I prefer people that call a spade a spade. Not a person that beats around the bush to get their point across. Oh, because of my opinion, I must tell you that I was NOT a success at my English Tragedy class at University. Actually, I failed the first test for daring to give my own direct version of Ophelia (yep, I gave the Reader's Digest abridged Britwife straight-talk version) and I ended up dropping the class. The professor and I didn't see eye-to-eye either! LOL. I don't remember what class I took to replace it...something quite literal, I am sure.

Anonymous said...

Hi Ganeida,
I extremely dislike Shakespeare plays, so I really feel for Ditz. (((Ditz)))

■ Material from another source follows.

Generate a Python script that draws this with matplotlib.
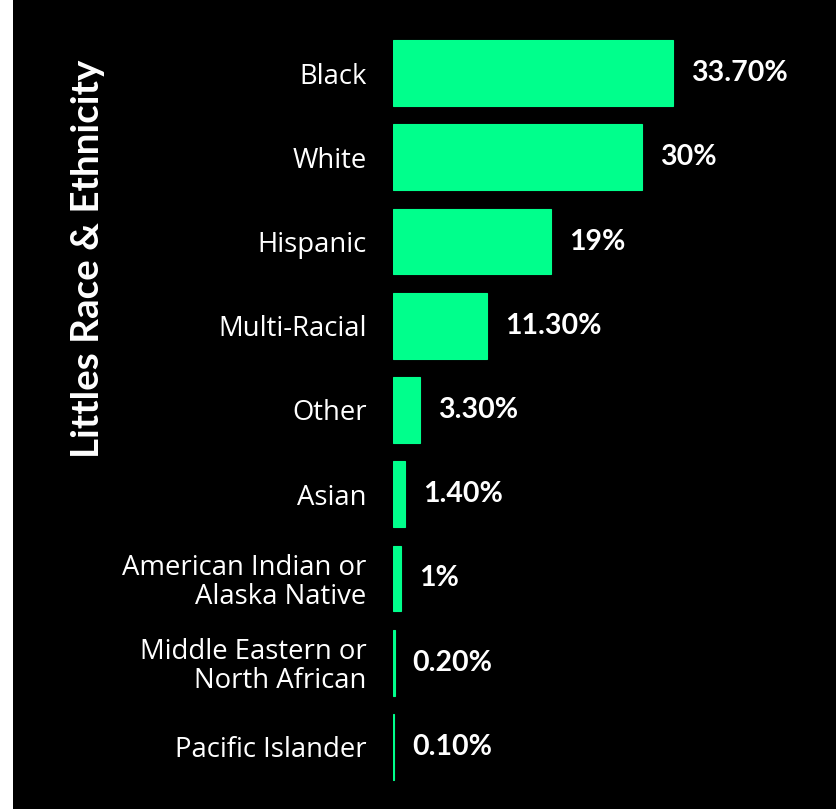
import matplotlib
matplotlib.use("Agg")
import matplotlib.pyplot as plt
from matplotlib.patches import Rectangle

categories = ["Black", "White", "Hispanic", "Multi-Racial", "Other", "Asian",
              "American Indian or\nAlaska Native", "Middle Eastern or\nNorth African",
              "Pacific Islander"]
values = [33.7, 30, 19, 11.3, 3.3, 1.4, 1, 0.2, 0.1]
value_labels = ["33.70%", "30%", "19%", "11.30%", "3.30%", "1.40%", "1%", "0.20%", "0.10%"]
title = "Littles Race & Ethnicity"

W, H = 836, 809
fig = plt.figure(figsize=(W / 100, H / 100), dpi=100, facecolor="white")
bg = fig.add_axes([13 / W, 0, 1 - 13 / W, 1], zorder=-10)
bg.set_facecolor("black")
bg.set_axis_off()
bg.add_patch(Rectangle((0, 0), 1, 1, transform=bg.transAxes, facecolor="black",
                       edgecolor="none"))

ax = fig.add_axes([393 / W, 1 - 789 / H, (836 - 393) / W, (789 - 31) / H])
ax.set_facecolor("none")
y = list(range(len(categories)))
ax.barh(y, values, height=0.78, color="#00FF8C", edgecolor="#00FF8C", linewidth=0.8)
ax.set_ylim(len(categories) - 0.5, -0.5)
ax.set_xlim(0, (836 - 393) / 8.31)
for s in ax.spines.values():
    s.set_visible(False)
ax.set_xticks([])
ax.set_yticks(y)
ax.set_yticklabels(categories, fontsize=19.8, color="white", family="Open Sans",
                   linespacing=1.05)
ax.tick_params(axis="y", length=0, pad=19)
for lab in ax.get_yticklabels():
    lab.set_horizontalalignment("right")

for yi, v, t in zip(y, values, value_labels):
    ax.annotate(t, (v, yi), xytext=(18, 0), textcoords="offset pixels",
                va="center", ha="left", color="white", fontsize=20.5,
                fontweight="bold", family="Lato")

fig.text(88 / W, 1 - 259 / H, title, rotation=90, ha="center", va="center",
         color="white", fontsize=27.7, fontweight="bold", family="Lato")

fig.savefig("out.png", dpi=100, facecolor=fig.get_facecolor())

We did one Shakespeare play for school, but I really struggled with it. :P

Have a wonderful week,
Blessings,
Jillian

seekingmyLord said...

I exploring hidden meanings, however it is a shame when they are so obscure that one misses experiencing the enjoyment of being privy to the secret.

Ganeida said...

lol Britwife! I'm the exact opposite but ALL my children are like you. Too sad making! ;(

Jillian: You need the right play to begin with. I was lucky. I actually liked Macbeth ~ & then I got the Merchant of Venice & Taming of the Shrew, which I also liked so I can afford to be squiffy about Hamlet, which I don't like. He deserved to die. How anyone ould blather on like that & be so inept I do not know but no~one's singing accolades about my understanding of human nature!☺

Seeking: Well, the whole idea of doing lit is to understand the hidden meanings that were once commonly understood in the symbolism. Symbols change. People forget. I find the bible is the same & a sound grasp of literature has really helped me when those around me are going down for the 3rd time. lol How odd is that?